Press releases
New Lancet letter condemns force-feeding at Guantánamo
Amnesty International today (10 March) called for action from the US authorities in response to an open letter from leading medical experts that condemns force-feeding of prisoners at the US detention centre in Guantánamo Bay, Cuba.
The letter, published today in The Lancet medical journal, is signed by more than 250 distinguished medical experts from the UK, the USA, Ireland, Germany, the Netherlands, Italy and Australia. Co-authors include Dr Oliver Sacks (author and neurologist), Dr Holly G Atkinson (President of Physicians for Human Rights) and Dr John Kalk (who supported hunger strikers’ human rights in apartheid-era South Africa). A number of the experts are American medics, including from Harvard and Yale.
Amnesty International UK Director Kate Allen said:
“This letter must be acted on. Reports of cruel force-feeding methods at Guantánamo Bay are deeply troubling and only underline the need for independent medical examinations of the prisoners.
“Rather than trying to break the hunger strike by forcibly feeding the detainees, the US should respect their human rights by putting an end to arbitrary detention and ensuring access to justice.
“Meanwhile, the camp, which has already become a byword for abuse and an indictment of the US government’s failure to uphold human rights, should be closed immediately.”
Dr David Nicholl, a consultant neurologist at the City Hospital in Birmingham, coordinated The Lancet letter. He said:
“This letter really shows the strength of feeling amongst the world’s leading medical experts - they are saying with one voice that force-feeding of hunger strikers by medical staff at Guantánamo is unequivocally wrong.”
Another co-signatory to the letter, Dr William Hopkins, a psychiatrist at the Medical Foundation for the Care of Victims of Torture, said:
“Doctors force-feeding prisoners at Guantánamo are acting as an arm of the military and have abrogated their medical-ethical duties. The American Medical Association should launch disciplinary proceedings against any of its members known to have participated in violating prisoners’ rights in this way.”
The letter states that international medical-ethics standards forbid force-feeding of hunger strikers who make an informed decision to mount a hunger strike. The letter also attacks the use of “restraint chairs” to immobilise prisoners before forcibly inserting feeding pipes into detainees’ nasal passages. The letter calls on the US government to “ensure that detainees are assessed by independent physicians” and that “force-feeding and restraint chairs are abandoned forthwith in accordance with internationally agreed standards”.
Because of the secretive nature of the military prison, it is not clear how many detainees have been involved in hunger strikes. Reports have previously indicated that over 100 detainees had joined the protest but it is thought that many have since ended their actions because of coercive methods employed by US guards and doctors to “break” the strike.

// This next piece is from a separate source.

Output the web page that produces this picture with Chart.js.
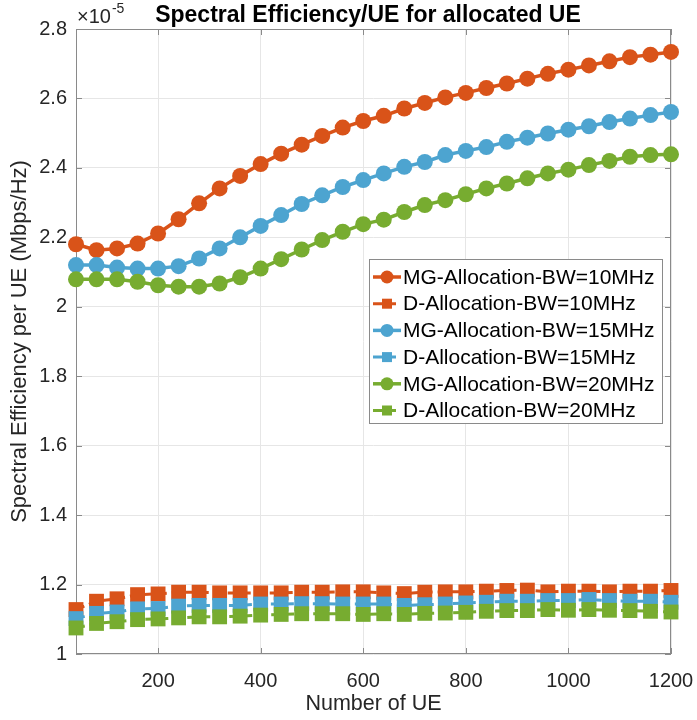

Of the five reportedly continuing their hunger strike, one is Shaker Aamer, a Saudi national who is married to a British woman and is a long-term resident of the UK.
Approximately 500 prisoners of some 35 nationalities are being held at the prison camp and most have not been charged with an offence. Though some prisoners have now been held for over four years, no-one has yet received a proper trial.
Though there are no UK nationals currently held at Guantánamo there are believed to be eight long-term residents of the UK imprisoned, many of these with relatives also in the UK. These include people recognised as refugees by the UK authorities.